State House change deserves a look
Published April 26th 2001 in Champaign-Urbana News-Gazette
Voters sure took it out on the Illinois House of Representatives in 1980 when, upset about a sneaky vote by legislators to raise their own pay, the citizenry responded by slashing the House membership from 177 to 118. That Cutback Amendment will forever be the legacy of populist lawyer Pat Quinn, who organized the petition drive to get it
on the ballot.

The cutback had other results, however. It didn't just evict 59 members from the House and reduce spending in the lower chamber. It unintentionally served to rid the House of many of its most independent thinkers, those who were not beholden to either the Democratic or Republican party bosses.

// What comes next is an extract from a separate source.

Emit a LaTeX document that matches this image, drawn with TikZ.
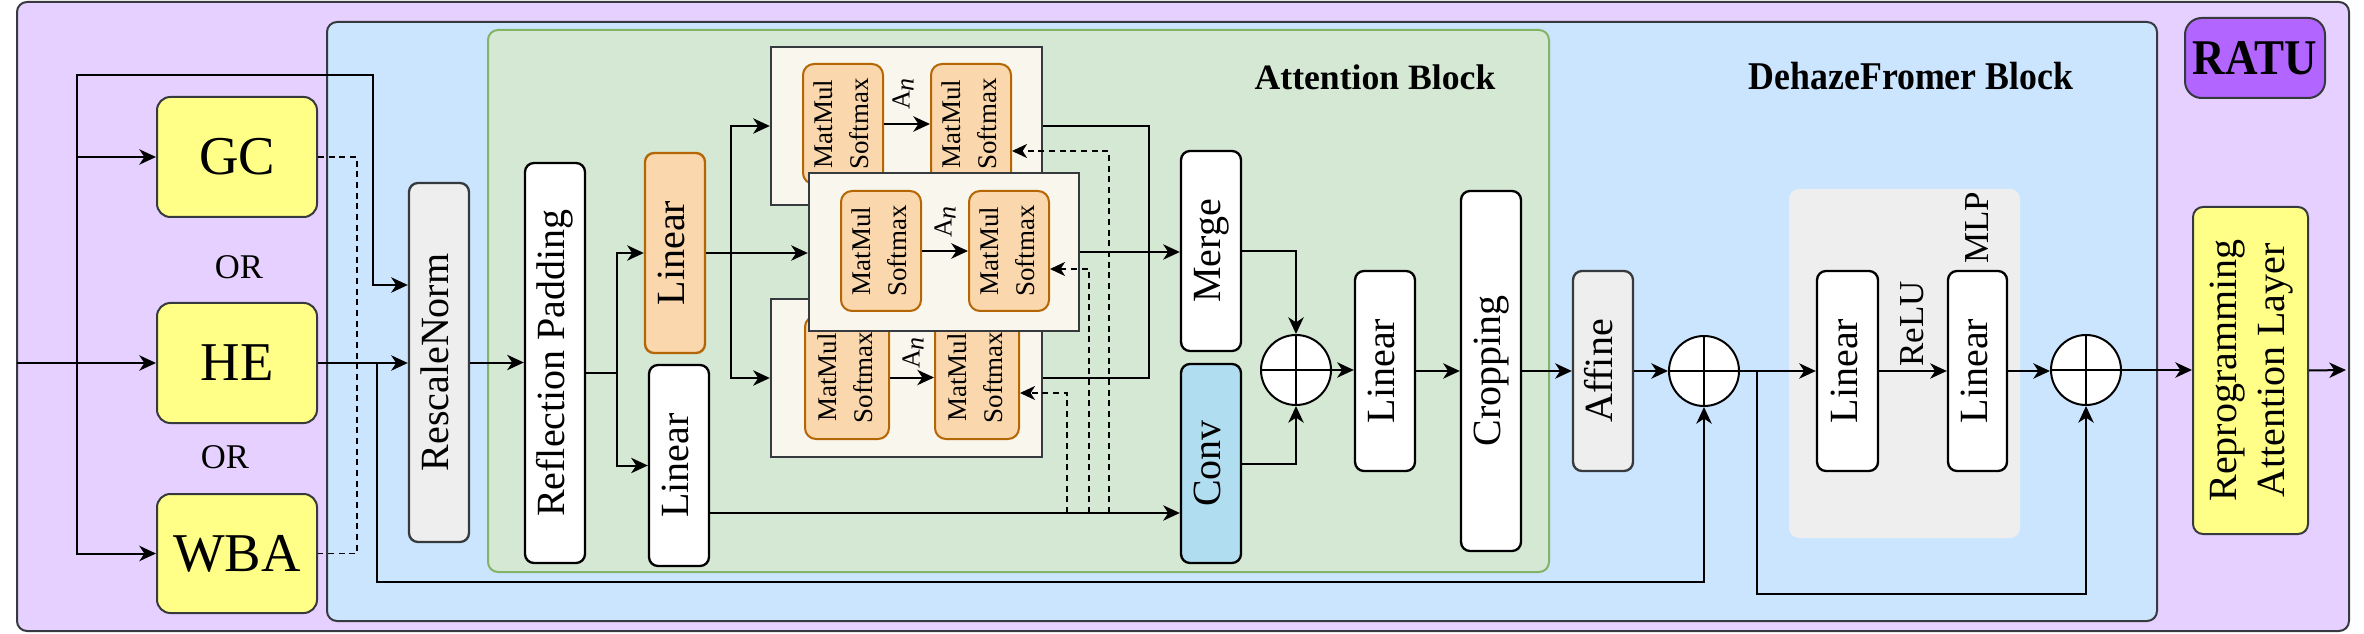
\documentclass[tikz,border=0pt]{standalone}
\usepackage{fontspec}
\setmainfont{Liberation Serif}
\usepackage{graphicx}
\usetikzlibrary{arrows.meta,calc}
\definecolor{purpbg}{HTML}{E6D0FF}
\definecolor{bluebg}{HTML}{CCE5FF}
\definecolor{grnbg}{HTML}{D5E8D4}
\definecolor{grnbd}{HTML}{82B366}
\definecolor{yel}{HTML}{FFFF88}
\definecolor{orbg}{HTML}{FAD7AC}
\definecolor{orbd}{HTML}{B46504}
\definecolor{attbg}{HTML}{F9F7ED}
\definecolor{convbg}{HTML}{B1DDF0}
\definecolor{graybg}{HTML}{EEEEEE}
\definecolor{ratuc}{HTML}{B266FF}
\definecolor{bord}{HTML}{36393D}
\newcommand{\rtxt}[1]{\rotatebox{90}{\begin{tabular}{@{}c@{}}#1\end{tabular}}}
\begin{document}
\begin{tikzpicture}[x=0.3pt,y=-0.3pt,
  font=\fontsize{12}{14.4}\selectfont,
  cr/.style n args={4}{minimum width={(#3-#1)*0.3pt}, minimum height={(#4-#2)*0.3pt},
    at={({(#1+#3)/2},{(#2+#4)/2})}, anchor=center},
  cont/.style={inner sep=0pt, rounded corners=3pt, line width=0.6pt},
  blk/.style={inner sep=0pt, draw=black, fill=white, line width=0.7pt, rounded corners=2.7pt},
  gblk/.style={blk, draw=bord, fill=graybg},
  yblk/.style={inner sep=0pt, draw=bord, fill=yel, line width=0.6pt, rounded corners=4pt, font=\fontsize{16.4}{20}\selectfont},
  oblk/.style={blk, draw=orbd, fill=orbg},
  attn/.style={inner sep=0pt, draw=bord, fill=attbg, line width=0.7pt},
  mm/.style={oblk, line width=0.6pt, rounded corners=3.3pt, font=\fontsize{8.1}{11}\selectfont},
  pls/.style={circle, draw=black, fill=white, line width=0.6pt, minimum size=21pt, inner sep=0pt,
    path picture={\draw[line width=0.6pt] (path picture bounding box.north) -- (path picture bounding box.south)
      (path picture bounding box.west) -- (path picture bounding box.east);}},
  ln/.style={line width=0.6pt},
  arr/.style={ln, -{Stealth[length=5pt,width=4.6pt,inset=1.5pt]}},
  dsh/.style={line width=0.5pt, dash pattern=on 1.8pt off 1.4pt},
  darr/.style={dsh, -{Stealth[length=4.5pt,width=4.2pt,inset=1.3pt]}},
  lbl/.style={inner sep=0pt},
  anl/.style={lbl, rotate=90, font=\fontsize{7.8}{9}\selectfont},
]
\useasboundingbox (0,0) rectangle (2364,634);

% containers
\node[cont, draw=bord, fill=purpbg, cr={17}{2}{2349}{631}] (outer) {};
\node[cont, draw=bord, fill=bluebg, cr={327}{22}{2157}{621}] (dhz) {};
\node[cont, draw=grnbd, fill=grnbg, cr={488}{30}{1549}{572}] (att) {};
\node[lbl, font=\fontsize{10.7}{13}\selectfont\bfseries] (attl) at (1375,77) {Attention Block};
\node[lbl] (dhzl) at (1911,76) {\scalebox{0.91}[1]{\fontsize{11.8}{14}\selectfont\bfseries DehazeFromer Block}};
\node[cont, draw=bord, fill=ratuc, rounded corners=5pt, cr={2185}{18}{2325}{98}] (ratu) {\scalebox{0.9}[1]{\fontsize{15}{18}\selectfont\bfseries RATU}};
\node[fill=graybg, inner sep=0pt, rounded corners=3pt, cr={1789}{189}{2020}{538}] (mlpr) {};

% enhancement boxes
\node[yblk, cr={157}{97}{317}{217}] (gc) {GC};
\node[yblk, cr={157}{303}{317}{423}] (he) {HE};
\node[yblk, cr={157}{494}{317}{613}] (wba) {WBA};
\node[lbl, font=\fontsize{10.4}{12}\selectfont] (or1) at (239,267) {OR};
\node[lbl, font=\fontsize{10.4}{12}\selectfont] (or2) at (225,457) {OR};

% main blocks
\node[gblk, cr={409}{183}{469}{542}] (resc) {\rtxt{RescaleNorm}};
\node[blk, cr={525}{163}{585}{563}] (refl) {\rtxt{Reflection Padding}};
\node[oblk, cr={645}{153}{705}{353}] (lino) {\rtxt{Linear}};
\node[blk, cr={649}{365}{709}{566}] (linw) {\rtxt{Linear}};

% attention heads
\node[attn, cr={771}{47}{1042}{205}] (top) {};
\node[mm, cr={803}{64}{883}{184}] (ta) {\rtxt{MatMul\\Softmax}};
\node[mm, cr={931}{64}{1011}{184}] (tb) {\rtxt{MatMul\\Softmax}};
\draw[arr] (ta.east) -- (ta.east -| tb.west);
\node[anl] (an1) at (903,94) {A\raisebox{-0.35ex}{\textit{n}}};
\node[attn, cr={771}{299}{1042}{457}] (bot) {};
\node[mm, cr={805}{316}{889}{439}] (ba) {\rtxt{MatMul\\Softmax}};
\node[mm, cr={935}{316}{1019}{439}] (bb) {\rtxt{MatMul\\Softmax}};
\draw[arr] (ba.east) -- (ba.east -| bb.west);
\node[anl] (an3) at (913,353) {A\raisebox{-0.35ex}{\textit{n}}};
\node[attn, cr={809}{173}{1079}{331}] (mid) {};
\node[mm, cr={841}{191}{921}{311}] (ma) {\rtxt{MatMul\\Softmax}};
\node[mm, cr={969}{191}{1049}{311}] (mb) {\rtxt{MatMul\\Softmax}};
\draw[arr] (ma.east) -- (ma.east -| mb.west);
\node[anl] (an2) at (945,222) {A\raisebox{-0.35ex}{\textit{n}}};

\node[blk, cr={1181}{151}{1241}{351}] (merge) {\rtxt{Merge}};
\node[blk, fill=convbg, cr={1181}{364}{1241}{563}] (conv) {\rtxt{Conv}};
\node[pls] (p1) at (1296,370) {};
\node[blk, cr={1355}{271}{1415}{471}] (lin3) {\rtxt{Linear}};
\node[blk, cr={1461}{191}{1521}{551}] (crop) {\rtxt{Cropping}};
\node[gblk, cr={1573}{271}{1633}{471}] (aff) {\rtxt{Affine}};
\node[pls] (p2) at (1704,371) {};
\node[blk, cr={1817}{271}{1878}{471}] (lin4) {\rtxt{Linear}};
\node[blk, cr={1948}{271}{2007}{471}] (lin5) {\rtxt{Linear}};
\node[lbl, rotate=90, font=\fontsize{10.5}{12}\selectfont] (relu) at (1912,324) {ReLU};
\node[lbl, rotate=90, font=\fontsize{10.5}{12}\selectfont] (mlp) at (1977,228) {MLP};
\node[pls] (p3) at (2086,370) {};
\node[inner sep=0pt, draw=bord, fill=yel, line width=0.6pt, rounded corners=3pt, cr={2193}{207}{2308}{534}] (repr) {\rtxt{Reprogramming\\Attention Layer}};

% coordinates
\coordinate (in) at (17,363);
\coordinate (j1) at (77,363);
\coordinate (c1) at (77,75);
\coordinate (c2) at (373,75);
\coordinate (c3) at (373,285);
\coordinate (dx) at (357,360);
\coordinate (j2) at (377,363);
\coordinate (r1) at (377,582);
\coordinate (s1) at (617,373);
\coordinate (s2) at (731,253);
\coordinate (m1) at (1149,378);
\coordinate (d1) at (1109,513);
\coordinate (e1) at (1109,151);
\coordinate (d2) at (1089,513);
\coordinate (e2) at (1089,269);
\coordinate (d3) at (1067,513);
\coordinate (e3) at (1067,393);
\coordinate (j3) at (1757,371);
\coordinate (r2) at (1757,594);
\coordinate (out) at (2346,370);

% connectors
\draw[arr] (in) -- (he.west);
\draw[arr] (j1) |- (gc.west);
\draw[arr] (j1) |- (wba.west);
\draw[arr] (j1) -- (c1) -- (c2) -- (c3) -- (c3 -| resc.west);
\draw[dsh] (gc.east) -| (dx) |- (wba.east);
\draw[arr] (he.east) -- (he.east -| resc.west);
\draw[arr] (j2) -- (r1) -| (p2.south);
\draw[arr] (resc.east) -- (resc.east -| refl.west);
\draw[ln] (s1 -| refl.east) -- (s1);
\draw[arr] (s1) |- (lino.west);
\draw[arr] (s1) |- (linw.west);
\draw[arr] (lino.east) -- (lino.east -| mid.west);
\draw[arr] (s2) |- (top.west);
\draw[arr] (s2) |- (bot.west);
\draw[ln] (top.east) -| (m1) -- (bot.east);
\draw[arr] (mid.east) -- (mid.east -| merge.west);
\draw[arr] (d1 -| linw.east) -- (d1 -| conv.west);
\draw[darr] (d1) -- (e1) -- (e1 -| tb.east);
\draw[darr] (d2) -- (e2) -- (e2 -| mb.east);
\draw[darr] (d3) -- (e3) -- (e3 -| bb.east);
\draw[arr] (merge.east) -| (p1.north);
\draw[arr] (conv.east) -| (p1.south);
\draw[arr] (p1.east) -- (p1.east -| lin3.west);
\draw[arr] (lin3.east) -- (lin3.east -| crop.west);
\draw[arr] (crop.east) -- (crop.east -| aff.west);
\draw[arr] (aff.east) -- (aff.east -| p2.west);
\draw[arr] (p2.east) -- (p2.east -| lin4.west);
\draw[arr] (j3) -- (r2) -| (p3.south);
\draw[arr] (lin4.east) -- (lin4.east -| lin5.west);
\draw[arr] (lin5.east) -- (lin5.east -| p3.west);
\draw[arr] (p3.east) -- (p3.east -| repr.west);
\draw[arr] (repr.east) -- (out);
\end{tikzpicture}
\end{document}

Instead of having three members from each of 59 legislative districts -- including one from the minority party in that area -- the House was reorganized into 118 single-member districts. That had several dismal consequences for state government. It consolidated the power of the two partisan House leaders, so much so that they not only have control over the bills that get heard and passed, but they also have control (through campaign contributions) over who gets campaign support, and even who gets elected. That same consolidation of power has increased the amount of money spent in legislative campaigns, making fund-raising and political action committees a bigger factor in state government. Too often, legislative candidates have little control over how much or how money is spent on their campaigns. Hundreds of thousands of dollars in campaign money is funneled through the offices of Democratic House Speaker Michael Madigan or Republican leader Lee Daniels.

There is no greater problem in Illinois government than the onerous authority wielded by the legislative leaders.

A bill stalled in the House would allow for a statewide referendum in 2002 on returning cumulative voting in Illinois House elections. The bill, which has support from Democrats and Republicans, including Rep. Rick Winkel, R-Champaign, is not perfect. It calls for the creation of 39 large, three-member districts, not the 59 districts the House had for years before the Cutback Amendment.

But the proposal is a worthy starting point of discussion. And we congratulate those, such as former Illinois state Rep. Abner Mikva, and current members such as Winkel,  who have encouraged a return to multi-member House districts. The Legislature should heed their call.